There’s no limit to how many times you can take the ADI Part 1 test, so don’t worry if you don’t quite meet the pass mark first time around. However, you will have to pay again every time you want to re-take it.
Driving instructor training with Bill Plant Driving School
The knowledge and skill required to become a driving instructor is incredibly worthwhile and rewarding. You must have the driving ability and skills to teach your pupils comprehensively and with patience, giving them the confidence and skill set to earn their driving licence and become safe drivers.
The ADI Part 1 test requires a lot of study and practice. Preparing well will give you the best opportunity to pass both the theory and hazard perception parts of your test.
Here at Bill Plant Driving School, we have the knowledge and expertise to help you gain the qualifications and skills needed to become a top driving instructor, and will support you every step of the way – including right at the beginning with your ADI Part 1 test.
Investing your time in a reputable and award-winning driving instructor training school is essential. Bill Plant Driving School is proud to offer its students a comprehensive learning experience that will prepare them for the ADI part 1 test.
You will also learn to improve your driving ability for the ADI Part 2 test. Add to this the instructional learning for your ADI Part 3 test, and you will be well on your way to your new career.
FAQs about ADI Test Part 1
What is the difference between a regular theory test and an ADI theory test?
The ADI theory test is more in-depth than the regular theory test that learner drivers will take before taking their practical driving test. It requires far greater knowledge and road awareness to pass, as you will be tasked with maintaining road safety and teaching at the same time.
What pass mark is required for the ADI part 1 test?

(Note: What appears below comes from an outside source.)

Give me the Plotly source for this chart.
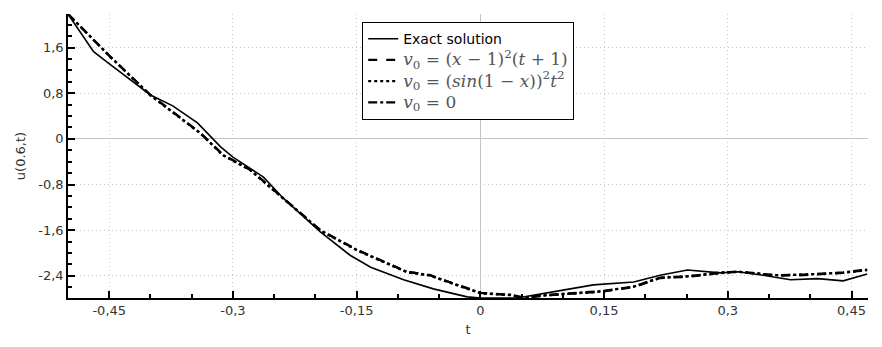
import plotly.graph_objects as go

# exact solution u(0.6,t)
t_exact = [-0.5, -0.469, -0.451, -0.400, -0.373, -0.343, -0.315, -0.300, -0.263, -0.239,
           -0.194, -0.158, -0.133, -0.093, -0.057, -0.016, 0.0, 0.045, 0.109, 0.137,
           0.186, 0.218, 0.251, 0.291, 0.312, 0.343, 0.376, 0.409, 0.440, 0.469]
u_exact = [2.19, 1.53, 1.33, 0.77, 0.58, 0.28, -0.14, -0.32, -0.67, -1.04,
           -1.63, -2.04, -2.25, -2.47, -2.63, -2.77, -2.79, -2.79, -2.63, -2.56,
           -2.51, -2.39, -2.30, -2.35, -2.33, -2.39, -2.47, -2.45, -2.49, -2.37]

# approximations
t_approx = [-0.5, -0.449, -0.400, -0.376, -0.340, -0.312, -0.279, -0.239, -0.194, -0.149,
            -0.089, -0.061, 0.0, 0.036, 0.052, 0.085, 0.146, 0.186, 0.218, 0.251,
            0.291, 0.312, 0.360, 0.392, 0.440, 0.469]
u_v1 = [2.19, 1.44, 0.77, 0.51, 0.11, -0.28, -0.54, -1.04, -1.60, -1.95,
        -2.33, -2.39, -2.70, -2.74, -2.79, -2.74, -2.68, -2.60, -2.44, -2.42,
        -2.35, -2.33, -2.40, -2.39, -2.35, -2.30]
u_v2 = [2.19, 1.44, 0.76, 0.50, 0.10, -0.29, -0.55, -1.05, -1.61, -1.96,
        -2.34, -2.40, -2.71, -2.74, -2.78, -2.74, -2.68, -2.59, -2.44, -2.41,
        -2.35, -2.33, -2.39, -2.38, -2.35, -2.30]
u_v3 = [2.19, 1.45, 0.77, 0.51, 0.11, -0.28, -0.54, -1.04, -1.60, -1.95,
        -2.33, -2.39, -2.70, -2.73, -2.78, -2.73, -2.67, -2.59, -2.43, -2.41,
        -2.34, -2.33, -2.39, -2.38, -2.34, -2.29]

x_ticks = [-0.45, -0.3, -0.15, 0, 0.15, 0.3, 0.45]
x_labels = ['-0,45', '-0,3', '-0,15', '0', '0,15', '0,3', '0,45']
y_ticks = [1.6, 0.8, 0, -0.8, -1.6, -2.4]
y_labels = ['1,6', '0,8', '0', '-0,8', '-1,6', '-2,4']

math = '<span style="font-family:DejaVu Serif;color:#555555;font-size:17px">%s</span>'

fig = go.Figure()
fig.add_trace(go.Scatter(x=t_exact, y=u_exact, mode='lines', name='Exact solution',
                         line=dict(color='black', width=1.6)))
fig.add_trace(go.Scatter(x=t_approx, y=u_v1, mode='lines',
                         name=math % '<i>v</i><sub>0</sub> = (<i>x</i> − 1)<sup>2</sup>(<i>t</i> + 1)',
                         line=dict(color='black', width=2.2, dash='dash')))
fig.add_trace(go.Scatter(x=t_approx, y=u_v2, mode='lines',
                         name=math % '<i>v</i><sub>0</sub> = (<i>sin</i>(1 − <i>x</i>))<sup>2</sup><i>t</i><sup>2</sup>',
                         line=dict(color='black', width=2.2, dash='dot')))
fig.add_trace(go.Scatter(x=t_approx, y=u_v3, mode='lines',
                         name=math % '<i>v</i><sub>0</sub> = 0',
                         line=dict(color='black', width=2.2, dash='dashdot')))

axis_common = dict(
    showline=True, linecolor='black', linewidth=1.5, mirror=False,
    showgrid=True, gridcolor='#c8c8c8', griddash='1px,3px', gridwidth=1,
    zeroline=True, zerolinecolor='#c4c4c4', zerolinewidth=1,
    tickfont=dict(family='DejaVu Sans', size=13, color='#333333'),
    automargin=False,
)

fig.update_xaxes(**axis_common, range=[-0.5, 0.47], tickvals=x_ticks, ticktext=x_labels,
                 ticks='inside', ticklen=7, tickcolor='black', tickwidth=2,
                 minor=dict(ticks='inside', ticklen=4, tickcolor='black', tickwidth=2,
                            dtick=0.05, tick0=0),
                 title=dict(text='t', font=dict(family='DejaVu Sans', size=13, color='#333333'), standoff=8))
fig.update_yaxes(**axis_common, range=[-2.79, 2.19], tickvals=y_ticks, ticktext=y_labels,
                 ticks='inside', ticklen=7, tickcolor='black', tickwidth=2,
                 minor=dict(ticks='inside', ticklen=4, tickcolor='black', tickwidth=2,
                            dtick=0.2, tick0=0),
                 title=dict(text='u(0.6,t)', font=dict(family='DejaVu Sans', size=13, color='#333333'), standoff=10))

# page body has an 8px margin, so the figure is sized to fit the window
fig.update_layout(
    template='none',
    width=874, height=339,
    margin=dict(l=60, r=14, t=6, b=49),
    plot_bgcolor='white', paper_bgcolor='white',
    font=dict(family='DejaVu Sans', size=13, color='black'),
    legend=dict(x=0.3675, y=0.972, xanchor='left', yanchor='top',
                bgcolor='white', bordercolor='black', borderwidth=1.2,
                font=dict(family='DejaVu Sans', size=14, color='black'),
                itemwidth=30, tracegroupgap=0),
    showlegend=True,
)

fig.write_html("out.html")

Candidates must achieve a pass rate of 85% or higher in the multiple-choice section of the ADI theory test. This must be made up of at least 20 correct answers for each section.
The pass mark for the hazard perception test is 57 out of 75. So, candidates should aim to score an average of 3 to 4 points per hazard.
What mechanical knowledge is required for the ADI part 1 theory test?
The ADI part 1 theory test covers a lot of topics including a mechanical knowledge driving test, and car control.
The mechanical knowledge covered in this section can cover many topics. This can include how often you should check lights and how the vehicle brakes work.
A lot of the mechanical knowledge will not be found in your theory test and highway code books. Good driving instructor training courses will provide further study materials and teach about the topics that may be covered.
How much does the ADI part 1 test cost?
The ADI Part 1 test costs £81. If you have to resit the test it will still cost £81, so it pays to put as much effort as possible into studying beforehand.